Born: 401 (circa), Greece
Died: 20 October 460
Country most active: Turkey
Also known as: Saint Eudocia, Athenais
The following is excerpted from “400 Outstanding Women of the World and the Costumology of Their Time” by Minna Moscherosch Schmidt, published in 1933.
She is known in history as the wife of the Emperor Theodosius II of Byzantium. She was born in Athens and was the daughter of the Athenian sophist and rhetorician Leontius, who gave her a remarkable education, instructing her in the classics and in every branch of the knowledge of his day. She was also, initiated into Neo-Platonic philosophy and was a phenomenon for that age, a very highly educated woman. To this was added striking beauty and a presence full of dignity and grace. On coming to Byzantium to plead her rights of inheritance which had been violated by her brothers at Athens, she enchanted Pulcheria, the Emperor’s sister. Pulcheria pointed out to her imperial brother, that no one could be better fitted for Empress of Byzantine than this wonderful Athenian maiden. Before her elevation to the throne, Athenais renounced paganism and was baptized into the Orthodox faith under the name of Eudocia. She had great influence over the Emperor and always exerted it in behalf of worthy subjects. The founding of a university at Constantinople was due to her suggestion. In accordance with a vow made at the birth of her daughter, Eudoxia, Athenais made a pilgrimage to the Holy Sepulchre at Jerusalem. Passing with her splendid retinue through Antioch, she so won the admiration of the citizens by a speech which she made in classical Greek, that they voted, as in the great days of Hellenism, to erect a golden statue in her honor.

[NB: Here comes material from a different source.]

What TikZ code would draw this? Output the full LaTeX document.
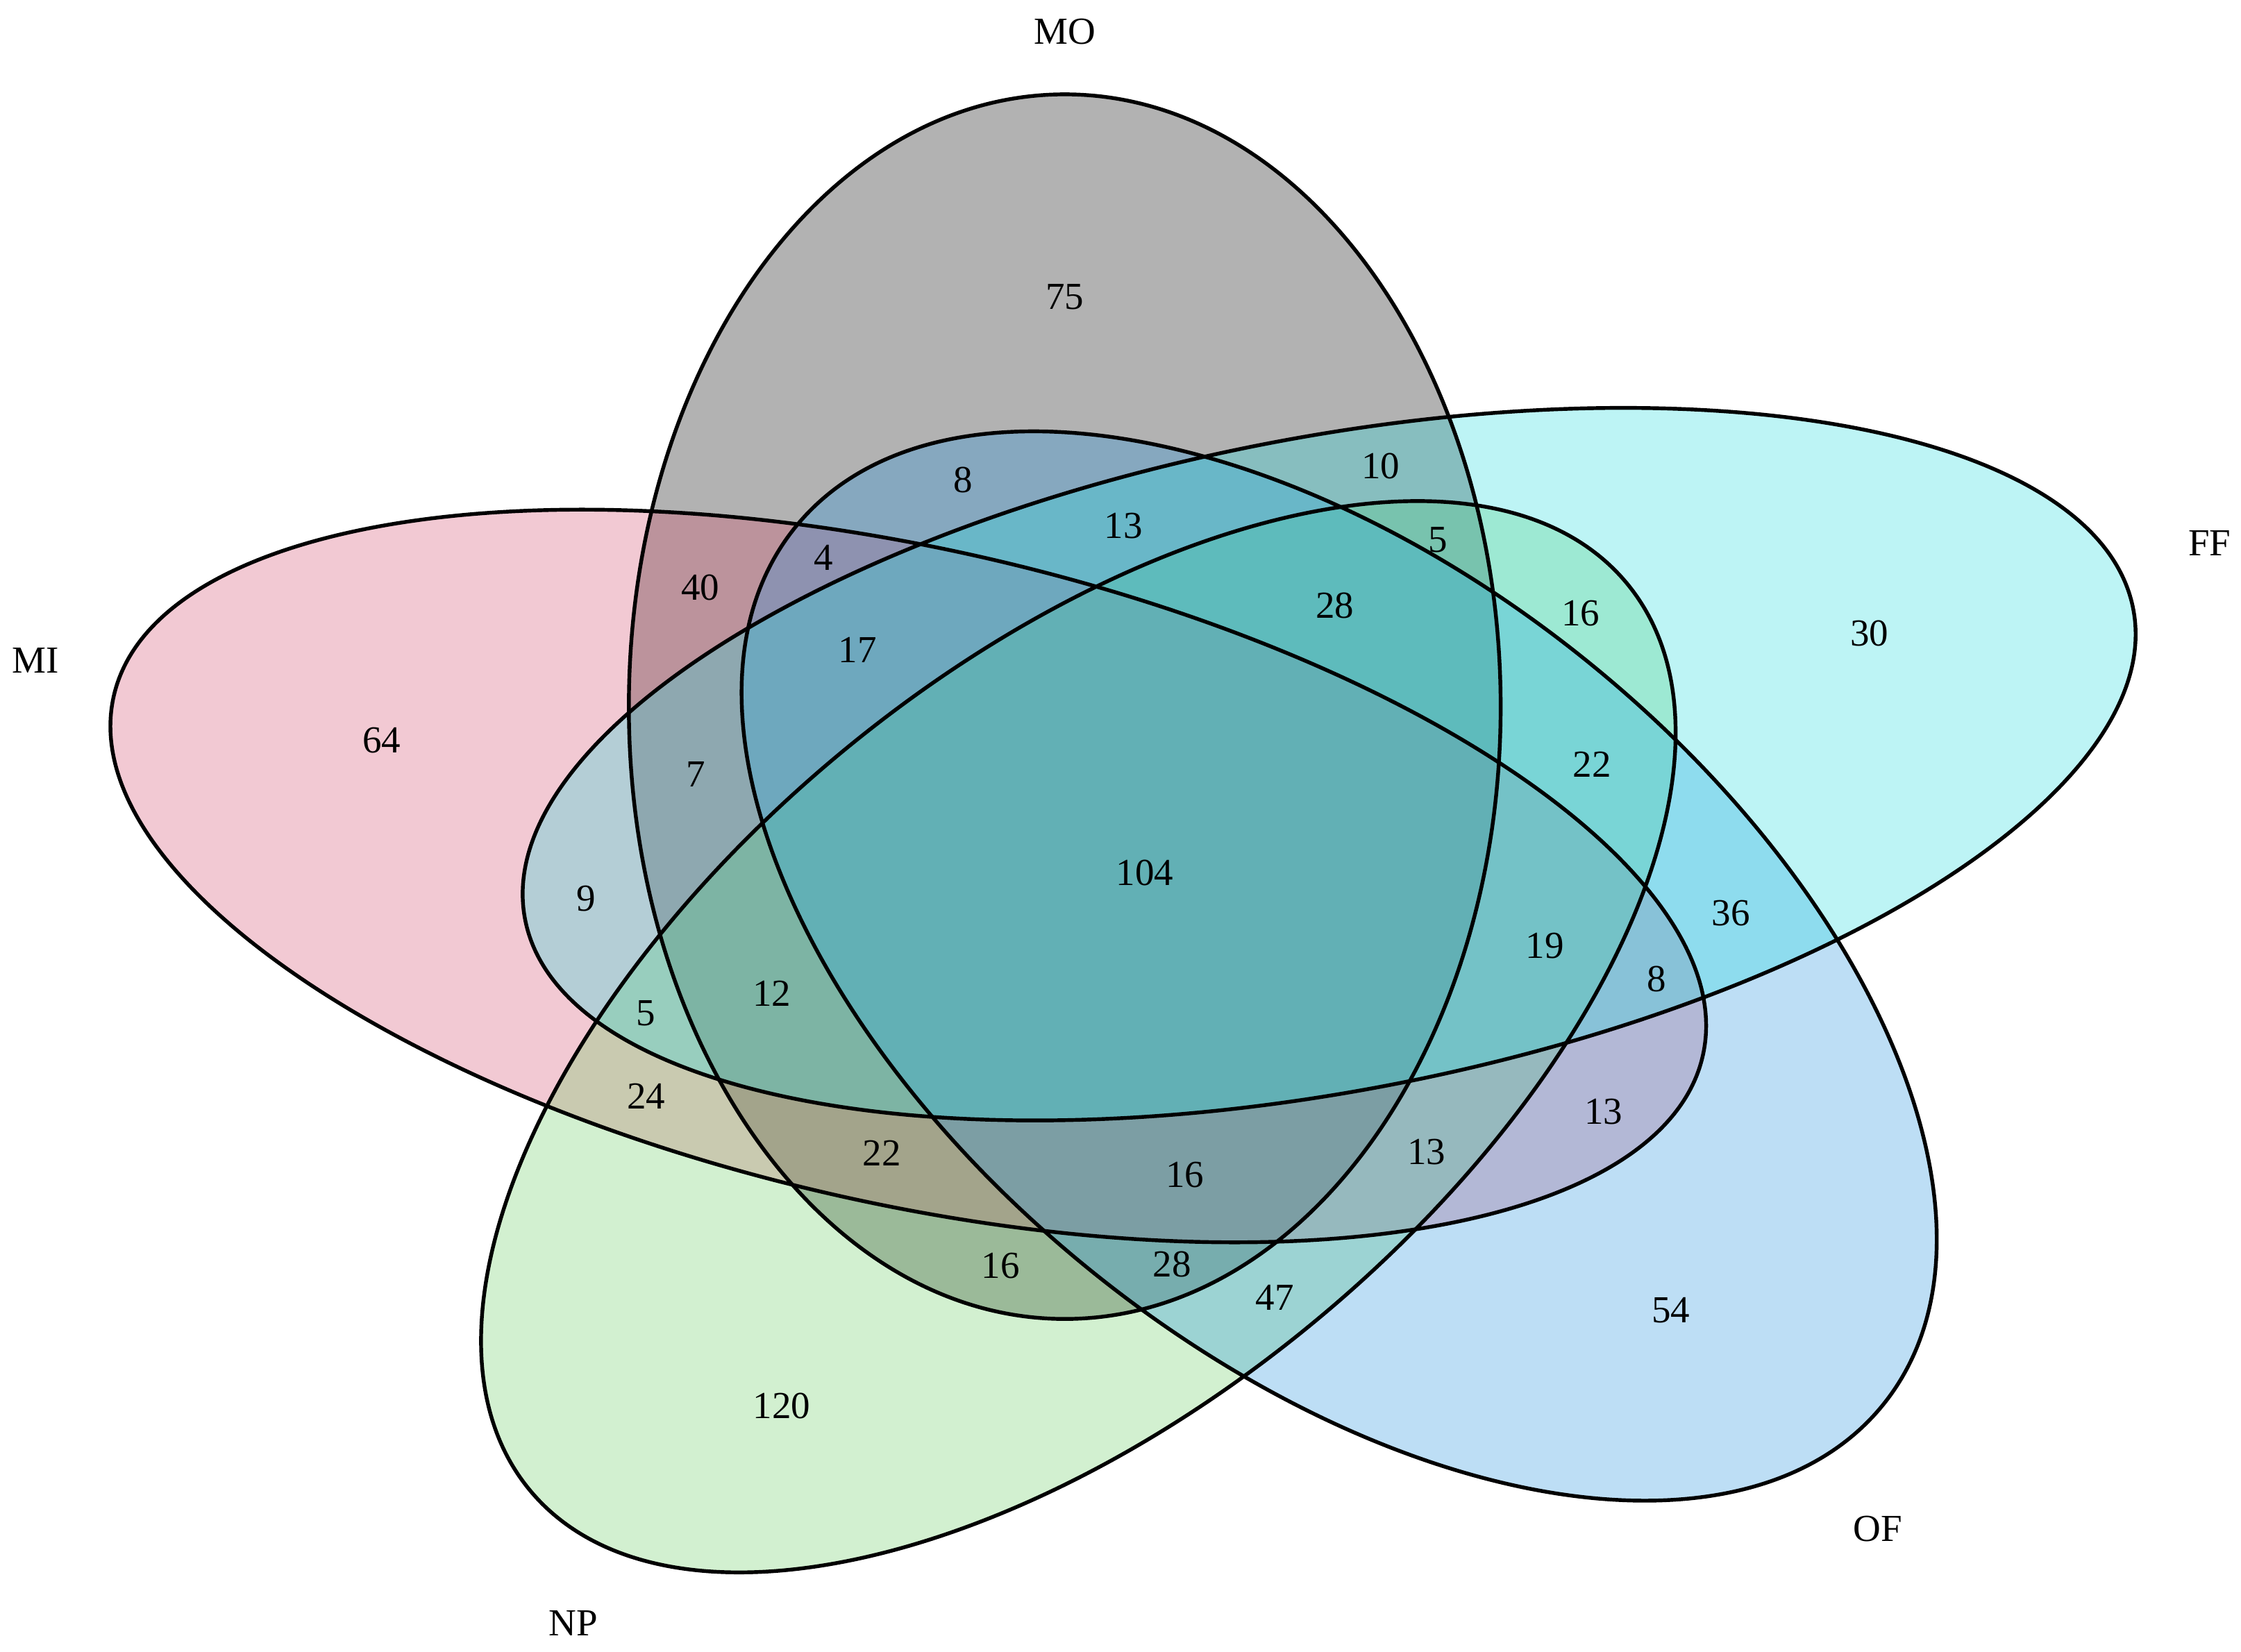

On her return from Jerusalem, where she had shown great zeal in pious works, she resumed her beloved studies again, and her writings of this period were: Paraphrase of the Octateuch, in heroic verse, which received a eulogy from the learned Patriarch Photius; odes to various martyrs; a translation of the prophecies of Zachariah ; a cento of the verses of Homer applied to the life of Christ; and a poem, in three parts, on the martyrdom of St. Cyprian of Antioch, fragments of which are in existence to this day. Owing to court intrigues she was obliged to leave Constantinople and went to Jerusalem in 443, where she remained for the rest of her life. Her life was now occupied, wholly in works of piety, erecting churches and monasteries and founding charitable institutions. One of the churches which she built was that of St. Stephen, today the school of the Latin “White Fathers.” In this church, in 460 this great queen of Byzantium, renowned for her many graces of mind and person, was finally buried.